Using a calculator this way gives you a quick working estimate that is far more reliable than guessing. It also makes comparisons easier. If you are considering several properties, you can run different prices through the tool and compare not just the tax due but also the effective tax rate. That is especially useful when your search straddles major thresholds.

Common mistakes buyers make

The biggest mistake is assuming the tax rate applies to the whole price. The second is misclassifying the purchase. Buyers may believe they are first-time buyers because they have never owned in the UK, but previous ownership abroad can matter. Others may think a second home surcharge will not apply because they intend to sell their existing home later, yet timing and factual detail are critical.
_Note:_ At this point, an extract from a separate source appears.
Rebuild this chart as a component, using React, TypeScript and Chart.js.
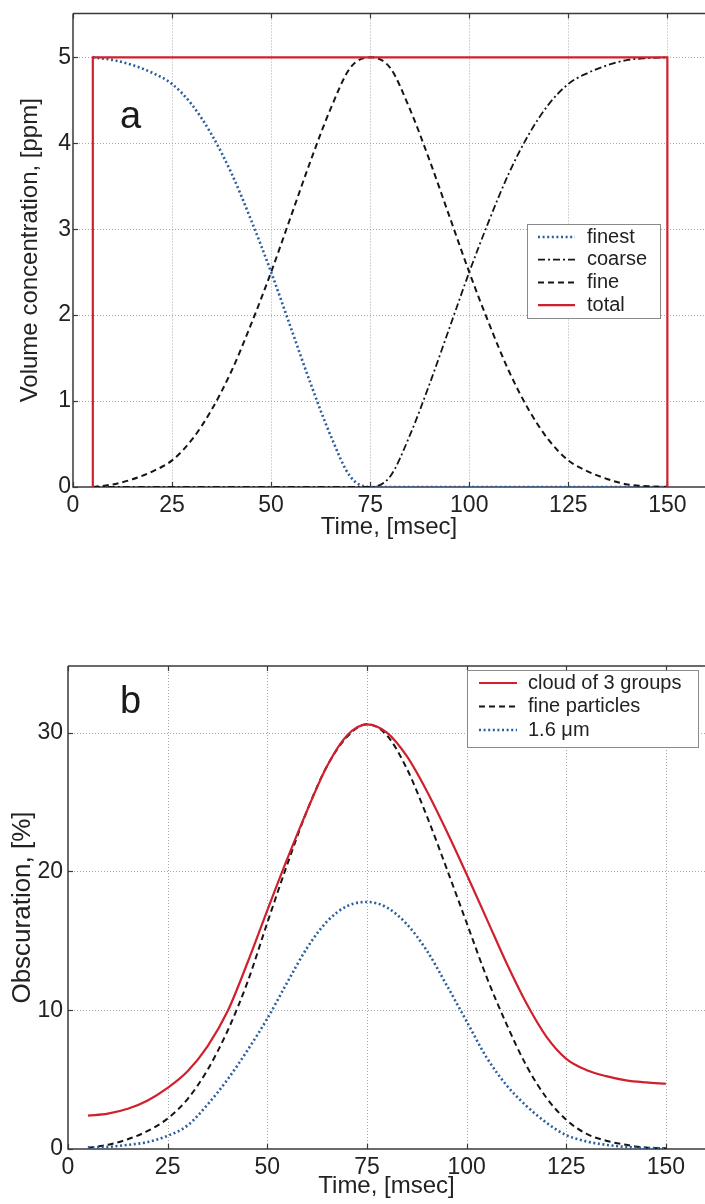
import React, { useEffect, useRef } from 'react';
import { Chart, registerables } from 'chart.js';

Chart.register(...registerables);

// ---------- Panel a data ----------
const timeA = [5, 10, 15, 20, 25, 30, 35, 40, 45, 50, 55, 60, 65, 70, 75, 80, 85, 90, 95, 100, 105, 110, 115, 120, 125, 130, 135, 140, 145, 150];
const finestA = [5.0, 4.97, 4.91, 4.82, 4.69, 4.45, 4.1, 3.65, 3.1, 2.5, 1.85, 1.2, 0.6, 0.12, 0.0, 0, 0, 0, 0, 0, 0, 0, 0, 0, 0, 0, 0, 0, 0, 0];
const coarseA = [0, 0, 0, 0, 0, 0, 0, 0, 0, 0, 0, 0, 0, 0, 0.0, 0.12, 0.6, 1.2, 1.85, 2.5, 3.1, 3.65, 4.1, 4.45, 4.69, 4.82, 4.91, 4.97, 4.99, 5.0];
const fineA = [0.0, 0.03, 0.09, 0.18, 0.31, 0.55, 0.9, 1.35, 1.9, 2.5, 3.15, 3.8, 4.4, 4.88, 5.0, 4.88, 4.4, 3.8, 3.15, 2.5, 1.9, 1.35, 0.9, 0.55, 0.31, 0.18, 0.09, 0.03, 0.01, 0.0];
const totalTimeA = [5, 5, 150, 150];
const totalA = [0, 5, 5, 0];
const yTicksA = [0, 1, 2, 3, 4, 5];
const legendLabelsA = ['finest', 'coarse', 'fine', 'total'];

// ---------- Panel b data ----------
const timeB = [5, 10, 15, 20, 25, 30, 35, 40, 45, 50, 55, 60, 65, 70, 75, 80, 85, 90, 95, 100, 105, 110, 115, 120, 125, 130, 135, 140, 145, 150];
const cloudB = [2.4, 2.55, 2.9, 3.5, 4.4, 5.6, 7.4, 9.9, 13.4, 17.2, 20.9, 24.4, 27.6, 29.8, 30.6, 30.0, 28.3, 25.8, 22.9, 19.8, 16.6, 13.4, 10.5, 8.1, 6.5, 5.7, 5.25, 4.95, 4.8, 4.7];
const fineParticlesB = [0.1, 0.3, 0.7, 1.3, 2.2, 3.6, 5.7, 8.5, 12.0, 16.3, 20.5, 24.4, 27.6, 29.7, 30.6, 29.8, 27.4, 24.0, 20.2, 16.3, 12.4, 9.0, 6.0, 3.7, 2.1, 1.1, 0.6, 0.3, 0.1, 0.05];
const micronB = [0.1, 0.15, 0.3, 0.5, 0.95, 1.7, 3.2, 5.0, 7.1, 9.4, 12.0, 14.5, 16.4, 17.5, 17.8, 17.4, 16.2, 14.3, 11.8, 9.2, 6.6, 4.6, 3.1, 1.9, 1.0, 0.55, 0.3, 0.15, 0.08, 0.05];
const yTicksB = [0, 10, 20, 30];
const legendLabelsB = ['cloud of 3 groups', 'fine particles', '1.6 μm'];

const xTicks = [0, 25, 50, 75, 100, 125, 150];

const FONT = '"Liberation Sans", Arial, Helvetica, sans-serif';
const BLUE = '#2a5e9e';
const RED = '#d0202c';
const BLACK = '#151515';

const pts = (xs: number[], ys: number[]) => xs.map((x, i) => ({ x, y: ys[i] }));

type LegendRow = { label: string; color: string; width: number; dash: number[] };
type PanelCfg = {
  letter: string;
  letterX: number;
  letterY: number;
  box: { x: number; y: number; w: number; h: number; first: number; gap: number; sx1: number; sx2: number; tx: number };
  rows: LegendRow[];
};

function panelPlugin(cfg: PanelCfg) {
  return {
    id: 'panel',
    beforeDatasetsDraw(chart: any) {
      const { ctx, chartArea: a, scales } = chart;
      const x = scales.x;
      const y = scales.y;
      ctx.save();
      // dotted grid
      ctx.strokeStyle = '#a8a8a8';
      ctx.lineWidth = 1;
      ctx.setLineDash([1, 2]);
      x.ticks.forEach((t: any) => {
        if (t.value === 0) return;
        const px = Math.round(x.getPixelForValue(t.value)) + 0.5;
        ctx.beginPath();
        ctx.moveTo(px, a.top);
        ctx.lineTo(px, a.bottom);
        ctx.stroke();
      });
      y.ticks.forEach((t: any) => {
        if (t.value === 0) return;
        const py = Math.round(y.getPixelForValue(t.value)) + 0.5;
        ctx.beginPath();
        ctx.moveTo(a.left, py);
        ctx.lineTo(a.right, py);
        ctx.stroke();
      });
      ctx.setLineDash([]);
      // axes frame
      ctx.strokeStyle = '#3a3a3a';
      ctx.lineWidth = 1.5;
      ctx.beginPath();
      ctx.moveTo(a.left, a.top);
      ctx.lineTo(a.right, a.top);
      ctx.moveTo(a.left, a.top);
      ctx.lineTo(a.left, a.bottom);
      ctx.lineTo(a.right, a.bottom);
      ctx.stroke();
      // inward tick marks
      ctx.lineWidth = 1.2;
      x.ticks.forEach((t: any) => {
        const px = Math.round(x.getPixelForValue(t.value)) + 0.5;
        ctx.beginPath();
        ctx.moveTo(px, a.bottom);
        ctx.lineTo(px, a.bottom - 5);
        ctx.moveTo(px, a.top);
        ctx.lineTo(px, a.top + 5);
        ctx.stroke();
      });
      y.ticks.forEach((t: any) => {
        const py = Math.round(y.getPixelForValue(t.value)) + 0.5;
        ctx.beginPath();
        ctx.moveTo(a.left, py);
        ctx.lineTo(a.left + 5, py);
        ctx.stroke();
      });
      ctx.restore();
    },
    afterDraw(chart: any) {
      const { ctx } = chart;
      ctx.save();
      // panel letter
      ctx.fillStyle = '#1a1a1a';
      ctx.font = `38px ${FONT}`;
      ctx.textBaseline = 'alphabetic';
      ctx.textAlign = 'left';
      ctx.fillText(cfg.letter, cfg.letterX, cfg.letterY);
      // legend
      const b = cfg.box;
      ctx.fillStyle = '#ffffff';
      ctx.fillRect(b.x, b.y, b.w, b.h);
      ctx.strokeStyle = '#8a8a8a';
      ctx.lineWidth = 1;
      ctx.strokeRect(b.x + 0.5, b.y + 0.5, b.w, b.h);
      cfg.rows.forEach((r, i) => {
        const yy = b.first + i * b.gap;
        ctx.strokeStyle = r.color;
        ctx.lineWidth = r.width;
        ctx.setLineDash(r.dash);
        ctx.beginPath();
        ctx.moveTo(b.sx1, yy);
        ctx.lineTo(b.sx2, yy);
        ctx.stroke();
        ctx.setLineDash([]);
        ctx.fillStyle = '#222';
        ctx.font = `20px ${FONT}`;
        ctx.textBaseline = 'middle';
        ctx.fillText(r.label, b.tx, yy);
      });
      ctx.restore();
    },
  };
}

const tickFont = { size: 23, family: FONT, lineHeight: 1 };
const titleFont = { size: 24, family: FONT, lineHeight: 1 };

function makeScales(opts: {
  xMax: number; yMax: number; yTicks: number[]; yTitle: string;
  yWidth: number; xHeight: number; yPad: number; yTitlePad: number; xTitlePad: number; yTitleSize: number;
}) {
  return {
    x: {
      type: 'linear',
      min: 0,
      max: opts.xMax,
      afterBuildTicks: (s: any) => { s.ticks = xTicks.map((v) => ({ value: v })); },
      afterFit: (s: any) => { s.height = opts.xHeight; },
      grid: { display: false, drawTicks: false },
      border: { display: false },
      ticks: { font: tickFont, color: '#222', padding: 7.5, maxRotation: 0, autoSkip: false, callback: (v: any) => String(v) },
      title: { display: true, text: 'Time, [msec]', font: titleFont, color: '#222', padding: { top: 0, bottom: opts.xTitlePad } },
    },
    y: {
      type: 'linear',
      min: 0,
      max: opts.yMax,
      afterBuildTicks: (s: any) => { s.ticks = opts.yTicks.map((v) => ({ value: v })); },
      afterFit: (s: any) => { s.width = opts.yWidth; },
      grid: { display: false, drawTicks: false },
      border: { display: false },
      ticks: { font: tickFont, color: '#222', padding: opts.yPad, autoSkip: false, callback: (v: any) => String(v) },
      title: { display: true, text: opts.yTitle, font: { size: opts.yTitleSize, family: FONT, lineHeight: 1 }, color: '#222', padding: { top: opts.yTitlePad, bottom: 0 } },
    },
  };
}

const lineBase = { pointRadius: 0, fill: false, cubicInterpolationMode: 'monotone' };

function configA(): any {
  const styles = [
    { color: BLUE, width: 2.6, dash: [2, 2.6] },
    { color: BLACK, width: 1.8, dash: [7, 3, 2, 3] },
    { color: BLACK, width: 2, dash: [6, 4] },
    { color: RED, width: 2.2, dash: [] as number[] },
  ];
  return {
    type: 'line',
    data: {
      datasets: [
        { ...lineBase, label: legendLabelsA[3], data: pts(totalTimeA, totalA), borderColor: RED, borderWidth: 2.2, tension: 0, cubicInterpolationMode: 'default' },
        { ...lineBase, label: legendLabelsA[1], data: pts(timeA, coarseA), borderColor: BLACK, borderWidth: 1.8, borderDash: styles[1].dash },
        { ...lineBase, label: legendLabelsA[2], data: pts(timeA, fineA), borderColor: BLACK, borderWidth: 2, borderDash: styles[2].dash },
        { ...lineBase, label: legendLabelsA[0], data: pts(timeA, finestA), borderColor: BLUE, borderWidth: 2.6, borderDash: styles[0].dash },
      ],
    },
    options: {
      responsive: false,
      devicePixelRatio: 1,
      animation: false,
      layout: { padding: { top: 12, left: 0, right: 0, bottom: 0 } },
      plugins: { legend: { display: false }, tooltip: { enabled: false } },
      scales: makeScales({ xMax: 159.5, yMax: 5.51, yTicks: yTicksA, yTitle: 'Volume concentration, [ppm]', yWidth: 73, xHeight: 73, yPad: 2, yTitlePad: 18, xTitlePad: 21, yTitleSize: 24 }),
    },
    plugins: [
      panelPlugin({
        letter: 'a', letterX: 120, letterY: 128,
        box: { x: 527, y: 224, w: 133, h: 94, first: 237, gap: 22.7, sx1: 538, sx2: 575, tx: 587 },
        rows: legendLabelsA.map((l, i) => ({ label: l, ...styles[i] })),
      }),
    ],
  };
}

function configB(): any {
  const styles = [
    { color: RED, width: 2.2, dash: [] as number[] },
    { color: BLACK, width: 2, dash: [6, 4] },
    { color: BLUE, width: 2.6, dash: [2, 2.6] },
  ];
  return {
    type: 'line',
    data: {
      datasets: [
        { ...lineBase, label: legendLabelsB[2], data: pts(timeB, micronB), borderColor: BLUE, borderWidth: 2.6, borderDash: styles[2].dash },
        { ...lineBase, label: legendLabelsB[0], data: pts(timeB, cloudB), borderColor: RED, borderWidth: 2.2 },
        { ...lineBase, label: legendLabelsB[1], data: pts(timeB, fineParticlesB), borderColor: BLACK, borderWidth: 2, borderDash: styles[1].dash },
      ],
    },
    options: {
      responsive: false,
      devicePixelRatio: 1,
      animation: false,
      layout: { padding: { top: 106, left: 0, right: 0, bottom: 0 } },
      plugins: { legend: { display: false }, tooltip: { enabled: false } },
      scales: makeScales({ xMax: 159.8, yMax: 34.8, yTicks: yTicksB, yTitle: 'Obscuration, [%]', yWidth: 68, xHeight: 55, yPad: 5, yTitlePad: 10, xTitlePad: 6, yTitleSize: 26 }),
    },
    plugins: [
      panelPlugin({
        letter: 'b', letterX: 120, letterY: 153,
        box: { x: 467, y: 110, w: 231, h: 77, first: 123, gap: 23.5, sx1: 479, sx2: 517, tx: 528 },
        rows: legendLabelsB.map((l, i) => ({ label: l, ...styles[i] })),
      }),
    ],
  };
}

export default function App() {
  const refA = useRef<HTMLCanvasElement>(null);
  const refB = useRef<HTMLCanvasElement>(null);
  useEffect(() => {
    const a = new Chart(refA.current as HTMLCanvasElement, configA());
    const b = new Chart(refB.current as HTMLCanvasElement, configB());
    return () => {
      a.destroy();
      b.destroy();
    };
  }, []);
  return (
    <div style={{ position: 'absolute', left: 0, top: 0, width: 705, height: 1204, background: '#fff', overflow: 'hidden' }}>
      <canvas ref={refA} width={705} height={560} style={{ position: 'absolute', left: 0, top: 0, width: 705, height: 560, display: 'block' }} />
      <canvas ref={refB} width={705} height={644} style={{ position: 'absolute', left: 0, top: 560, width: 705, height: 644, display: 'block' }} />
    </div>
  );
}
Another frequent error is forgetting the non-resident surcharge in international or partly international purchases.

A further issue is relying on old thresholds from earlier tax periods. Stamp duty has changed more than once in recent years, and many blog posts remain online long after the underlying rates have been replaced. A 2025 stamp duty calculator should make clear which rates it uses and whether it is built for England and Northern Ireland, Scotland, or Wales.

Useful official sources for SDLT checks

If you want to verify the rules or read official guidance, start with government material. The UK government SDLT rates page is the primary reference point for current residential thresholds and rates. The first-time buyer relief guidance gives more detail on eligibility, and the higher-rates pages explain when the additional dwelling surcharge may apply. These are especially valuable if your purchase has unusual features.

Final takeaway

A strong 2025 stamp duty calculator does more than produce a number. It helps you understand how SDLT behaves across thresholds, shows whether first-time buyer relief changes the outcome, and highlights when surcharges can materially alter the affordability of a purchase. Used properly, it becomes a planning tool rather than just a tax widget.

If your transaction is straightforward, a calculator like this one can provide an excellent starting estimate. If your case involves multiple buyers, a previous property interest, non-resident status, mixed-use property, or replacement of a main residence, treat the result as a working figure and have your conveyancer confirm the final amount before completion. In property transactions, accuracy matters because SDLT is not just a number on paper. It is real cash that needs to be ready at exactly the right moment.